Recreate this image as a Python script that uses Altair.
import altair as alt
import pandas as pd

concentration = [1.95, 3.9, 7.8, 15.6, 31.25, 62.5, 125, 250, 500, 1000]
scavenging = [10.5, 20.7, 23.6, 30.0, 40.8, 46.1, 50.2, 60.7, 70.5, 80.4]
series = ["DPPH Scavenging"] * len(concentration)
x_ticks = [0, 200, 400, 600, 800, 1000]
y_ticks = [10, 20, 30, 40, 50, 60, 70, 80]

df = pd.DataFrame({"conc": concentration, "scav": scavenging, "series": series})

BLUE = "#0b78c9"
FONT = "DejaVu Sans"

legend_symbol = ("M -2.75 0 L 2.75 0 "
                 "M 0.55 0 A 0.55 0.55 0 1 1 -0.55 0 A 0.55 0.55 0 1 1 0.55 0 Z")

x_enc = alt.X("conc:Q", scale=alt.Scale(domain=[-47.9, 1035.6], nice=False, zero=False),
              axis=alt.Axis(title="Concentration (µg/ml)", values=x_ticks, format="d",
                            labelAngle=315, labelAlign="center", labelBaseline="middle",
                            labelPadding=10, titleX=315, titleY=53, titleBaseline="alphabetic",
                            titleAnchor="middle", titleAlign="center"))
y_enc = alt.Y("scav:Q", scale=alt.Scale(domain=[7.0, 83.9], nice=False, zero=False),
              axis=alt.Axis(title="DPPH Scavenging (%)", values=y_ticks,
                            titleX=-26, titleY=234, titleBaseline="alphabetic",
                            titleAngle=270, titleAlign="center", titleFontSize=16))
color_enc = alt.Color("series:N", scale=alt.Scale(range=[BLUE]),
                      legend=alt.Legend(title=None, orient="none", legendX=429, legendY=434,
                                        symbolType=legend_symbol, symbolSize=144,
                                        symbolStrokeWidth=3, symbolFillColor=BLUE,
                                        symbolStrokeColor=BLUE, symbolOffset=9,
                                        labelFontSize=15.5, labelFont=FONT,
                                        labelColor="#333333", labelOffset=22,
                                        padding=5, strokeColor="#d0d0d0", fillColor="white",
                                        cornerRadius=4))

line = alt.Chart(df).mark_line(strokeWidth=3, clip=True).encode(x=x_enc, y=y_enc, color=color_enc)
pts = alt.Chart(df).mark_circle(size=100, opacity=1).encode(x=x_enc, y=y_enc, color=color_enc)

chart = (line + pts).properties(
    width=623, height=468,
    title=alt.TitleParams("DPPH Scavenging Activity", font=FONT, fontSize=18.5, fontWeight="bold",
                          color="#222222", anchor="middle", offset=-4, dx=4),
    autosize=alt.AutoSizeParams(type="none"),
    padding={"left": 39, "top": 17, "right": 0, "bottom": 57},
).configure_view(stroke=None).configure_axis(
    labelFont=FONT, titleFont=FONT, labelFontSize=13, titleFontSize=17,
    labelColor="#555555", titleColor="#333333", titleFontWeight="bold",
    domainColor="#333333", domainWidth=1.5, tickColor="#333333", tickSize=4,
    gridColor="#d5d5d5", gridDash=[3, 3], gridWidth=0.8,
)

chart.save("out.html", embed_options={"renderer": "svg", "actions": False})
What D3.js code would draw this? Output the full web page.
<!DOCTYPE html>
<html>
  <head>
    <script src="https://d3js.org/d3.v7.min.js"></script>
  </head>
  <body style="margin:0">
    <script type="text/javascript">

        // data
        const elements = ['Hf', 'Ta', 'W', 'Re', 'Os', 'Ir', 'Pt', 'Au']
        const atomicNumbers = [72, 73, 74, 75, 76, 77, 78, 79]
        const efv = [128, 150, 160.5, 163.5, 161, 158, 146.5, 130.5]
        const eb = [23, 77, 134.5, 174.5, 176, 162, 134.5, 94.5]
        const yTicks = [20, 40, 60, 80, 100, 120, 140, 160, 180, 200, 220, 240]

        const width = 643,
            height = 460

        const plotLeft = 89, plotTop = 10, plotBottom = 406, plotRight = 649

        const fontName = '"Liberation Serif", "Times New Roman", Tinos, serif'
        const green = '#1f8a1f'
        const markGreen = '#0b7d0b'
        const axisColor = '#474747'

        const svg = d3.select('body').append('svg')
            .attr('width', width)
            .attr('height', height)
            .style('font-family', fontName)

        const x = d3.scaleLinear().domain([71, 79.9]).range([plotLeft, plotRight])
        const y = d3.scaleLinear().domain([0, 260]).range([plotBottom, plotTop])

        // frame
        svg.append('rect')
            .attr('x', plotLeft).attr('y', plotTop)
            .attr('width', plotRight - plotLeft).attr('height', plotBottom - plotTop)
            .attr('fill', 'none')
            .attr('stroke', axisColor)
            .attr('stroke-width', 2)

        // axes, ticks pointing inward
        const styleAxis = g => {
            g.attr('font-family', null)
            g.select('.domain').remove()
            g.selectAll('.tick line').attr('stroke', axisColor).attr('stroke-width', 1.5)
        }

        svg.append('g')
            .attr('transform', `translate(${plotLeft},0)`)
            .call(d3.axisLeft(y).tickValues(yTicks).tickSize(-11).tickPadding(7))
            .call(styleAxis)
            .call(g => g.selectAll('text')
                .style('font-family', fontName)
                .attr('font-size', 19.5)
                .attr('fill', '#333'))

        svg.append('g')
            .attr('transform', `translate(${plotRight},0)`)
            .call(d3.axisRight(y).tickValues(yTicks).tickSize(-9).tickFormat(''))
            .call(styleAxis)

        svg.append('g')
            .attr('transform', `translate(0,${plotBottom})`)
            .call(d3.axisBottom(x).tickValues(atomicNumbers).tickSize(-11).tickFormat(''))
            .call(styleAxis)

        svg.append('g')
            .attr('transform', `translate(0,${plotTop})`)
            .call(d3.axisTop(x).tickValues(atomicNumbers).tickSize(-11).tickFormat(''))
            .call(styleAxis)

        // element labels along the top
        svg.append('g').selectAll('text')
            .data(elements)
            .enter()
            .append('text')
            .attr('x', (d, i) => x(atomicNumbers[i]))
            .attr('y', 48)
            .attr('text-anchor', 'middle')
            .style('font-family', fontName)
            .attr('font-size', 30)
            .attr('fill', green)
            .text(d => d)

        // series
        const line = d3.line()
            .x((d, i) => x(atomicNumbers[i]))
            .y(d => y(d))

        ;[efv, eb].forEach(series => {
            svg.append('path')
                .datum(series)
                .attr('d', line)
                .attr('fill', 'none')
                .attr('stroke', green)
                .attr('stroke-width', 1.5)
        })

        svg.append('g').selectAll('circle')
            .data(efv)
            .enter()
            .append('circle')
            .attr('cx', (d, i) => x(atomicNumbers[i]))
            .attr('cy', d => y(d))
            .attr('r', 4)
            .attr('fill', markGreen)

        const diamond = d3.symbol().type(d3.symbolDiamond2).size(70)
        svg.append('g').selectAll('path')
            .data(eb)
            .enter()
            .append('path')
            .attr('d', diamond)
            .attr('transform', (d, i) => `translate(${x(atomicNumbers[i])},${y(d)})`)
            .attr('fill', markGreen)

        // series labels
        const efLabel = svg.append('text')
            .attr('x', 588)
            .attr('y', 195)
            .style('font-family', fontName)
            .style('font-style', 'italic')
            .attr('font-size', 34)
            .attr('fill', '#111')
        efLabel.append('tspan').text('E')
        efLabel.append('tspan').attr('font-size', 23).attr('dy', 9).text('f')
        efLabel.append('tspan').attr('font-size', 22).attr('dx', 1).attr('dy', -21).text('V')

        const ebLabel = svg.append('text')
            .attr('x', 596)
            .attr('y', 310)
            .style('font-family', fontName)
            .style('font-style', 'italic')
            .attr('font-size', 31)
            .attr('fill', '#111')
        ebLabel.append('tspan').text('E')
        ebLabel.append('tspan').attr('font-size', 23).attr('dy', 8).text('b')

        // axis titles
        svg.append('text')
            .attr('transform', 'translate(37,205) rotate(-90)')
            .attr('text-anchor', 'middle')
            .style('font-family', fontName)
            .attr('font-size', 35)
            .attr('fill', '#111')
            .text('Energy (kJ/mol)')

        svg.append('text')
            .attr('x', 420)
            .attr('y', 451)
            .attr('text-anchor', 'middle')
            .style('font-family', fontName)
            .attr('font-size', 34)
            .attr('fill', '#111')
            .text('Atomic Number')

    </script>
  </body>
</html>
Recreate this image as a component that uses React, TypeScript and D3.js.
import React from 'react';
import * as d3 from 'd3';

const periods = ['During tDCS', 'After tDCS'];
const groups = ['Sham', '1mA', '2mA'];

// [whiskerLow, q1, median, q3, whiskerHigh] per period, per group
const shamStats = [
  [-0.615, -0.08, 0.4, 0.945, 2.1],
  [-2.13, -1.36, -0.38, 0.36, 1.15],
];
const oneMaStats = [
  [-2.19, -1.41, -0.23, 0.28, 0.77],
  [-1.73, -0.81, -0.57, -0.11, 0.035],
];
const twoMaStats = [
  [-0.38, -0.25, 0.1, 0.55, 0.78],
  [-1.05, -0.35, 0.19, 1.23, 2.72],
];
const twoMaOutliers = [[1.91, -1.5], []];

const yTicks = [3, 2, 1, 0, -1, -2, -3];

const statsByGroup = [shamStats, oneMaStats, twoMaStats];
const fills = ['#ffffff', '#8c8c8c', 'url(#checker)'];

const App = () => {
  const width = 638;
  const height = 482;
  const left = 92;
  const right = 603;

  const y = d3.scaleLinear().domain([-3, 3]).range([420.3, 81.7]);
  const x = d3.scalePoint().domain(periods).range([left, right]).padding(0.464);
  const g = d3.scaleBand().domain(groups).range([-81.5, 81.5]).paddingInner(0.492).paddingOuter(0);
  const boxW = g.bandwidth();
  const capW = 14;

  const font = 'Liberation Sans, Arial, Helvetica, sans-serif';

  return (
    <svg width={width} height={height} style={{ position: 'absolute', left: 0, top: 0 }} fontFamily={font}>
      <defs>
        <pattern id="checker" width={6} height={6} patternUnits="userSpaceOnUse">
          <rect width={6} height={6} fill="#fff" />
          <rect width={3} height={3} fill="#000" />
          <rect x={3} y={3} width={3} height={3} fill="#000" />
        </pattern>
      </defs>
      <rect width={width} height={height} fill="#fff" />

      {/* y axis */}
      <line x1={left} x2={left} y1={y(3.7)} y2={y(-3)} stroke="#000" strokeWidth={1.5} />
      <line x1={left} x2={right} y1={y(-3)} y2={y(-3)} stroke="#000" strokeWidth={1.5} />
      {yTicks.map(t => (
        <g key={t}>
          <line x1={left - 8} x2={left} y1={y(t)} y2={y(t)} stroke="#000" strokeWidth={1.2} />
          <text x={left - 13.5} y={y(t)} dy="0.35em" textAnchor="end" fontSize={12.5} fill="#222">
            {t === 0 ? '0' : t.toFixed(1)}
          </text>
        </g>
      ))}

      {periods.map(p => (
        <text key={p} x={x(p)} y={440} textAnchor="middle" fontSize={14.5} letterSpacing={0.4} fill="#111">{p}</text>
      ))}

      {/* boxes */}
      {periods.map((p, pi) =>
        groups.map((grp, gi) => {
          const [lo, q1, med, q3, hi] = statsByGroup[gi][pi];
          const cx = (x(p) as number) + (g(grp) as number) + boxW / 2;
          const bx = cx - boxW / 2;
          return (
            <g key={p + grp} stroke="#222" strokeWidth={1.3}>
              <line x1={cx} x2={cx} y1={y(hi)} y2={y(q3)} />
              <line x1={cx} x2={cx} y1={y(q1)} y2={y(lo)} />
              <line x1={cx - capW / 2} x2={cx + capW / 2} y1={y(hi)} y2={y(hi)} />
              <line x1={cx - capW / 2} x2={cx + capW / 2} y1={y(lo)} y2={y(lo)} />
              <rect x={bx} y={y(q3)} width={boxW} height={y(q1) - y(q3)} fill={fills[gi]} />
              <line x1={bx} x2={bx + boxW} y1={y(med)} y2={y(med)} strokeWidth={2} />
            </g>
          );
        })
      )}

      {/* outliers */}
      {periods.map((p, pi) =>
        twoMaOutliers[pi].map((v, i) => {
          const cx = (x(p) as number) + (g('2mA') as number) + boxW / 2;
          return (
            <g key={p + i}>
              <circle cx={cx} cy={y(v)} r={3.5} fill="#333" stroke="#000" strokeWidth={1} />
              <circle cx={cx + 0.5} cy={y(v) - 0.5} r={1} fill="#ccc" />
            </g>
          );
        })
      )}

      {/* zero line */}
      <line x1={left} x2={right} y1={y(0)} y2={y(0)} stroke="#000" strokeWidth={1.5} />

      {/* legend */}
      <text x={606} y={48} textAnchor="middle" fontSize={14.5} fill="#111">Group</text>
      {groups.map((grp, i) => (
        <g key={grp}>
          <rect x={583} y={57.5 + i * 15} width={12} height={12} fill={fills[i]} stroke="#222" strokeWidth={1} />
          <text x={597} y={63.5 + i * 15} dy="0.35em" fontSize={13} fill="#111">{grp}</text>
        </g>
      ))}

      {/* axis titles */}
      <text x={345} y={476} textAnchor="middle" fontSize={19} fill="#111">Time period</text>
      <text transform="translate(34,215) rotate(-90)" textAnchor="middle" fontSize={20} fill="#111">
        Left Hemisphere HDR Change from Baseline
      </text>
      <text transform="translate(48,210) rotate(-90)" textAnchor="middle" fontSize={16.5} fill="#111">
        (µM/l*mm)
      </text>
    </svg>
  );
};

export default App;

____

◆ GIVEN TASK
From the very first line of the data through the line with "0 1 1 -0.55" in it, please reproduce each line exactly and output nothing more.

◆ RESULT OF THE TASK
Recreate this image as a Python script that uses Altair.
import altair as alt
import pandas as pd

concentration = [1.95, 3.9, 7.8, 15.6, 31.25, 62.5, 125, 250, 500, 1000]
scavenging = [10.5, 20.7, 23.6, 30.0, 40.8, 46.1, 50.2, 60.7, 70.5, 80.4]
series = ["DPPH Scavenging"] * len(concentration)
x_ticks = [0, 200, 400, 600, 800, 1000]
y_ticks = [10, 20, 30, 40, 50, 60, 70, 80]

df = pd.DataFrame({"conc": concentration, "scav": scavenging, "series": series})

BLUE = "#0b78c9"
FONT = "DejaVu Sans"

legend_symbol = ("M -2.75 0 L 2.75 0 "
                 "M 0.55 0 A 0.55 0.55 0 1 1 -0.55 0 A 0.55 0.55 0 1 1 0.55 0 Z")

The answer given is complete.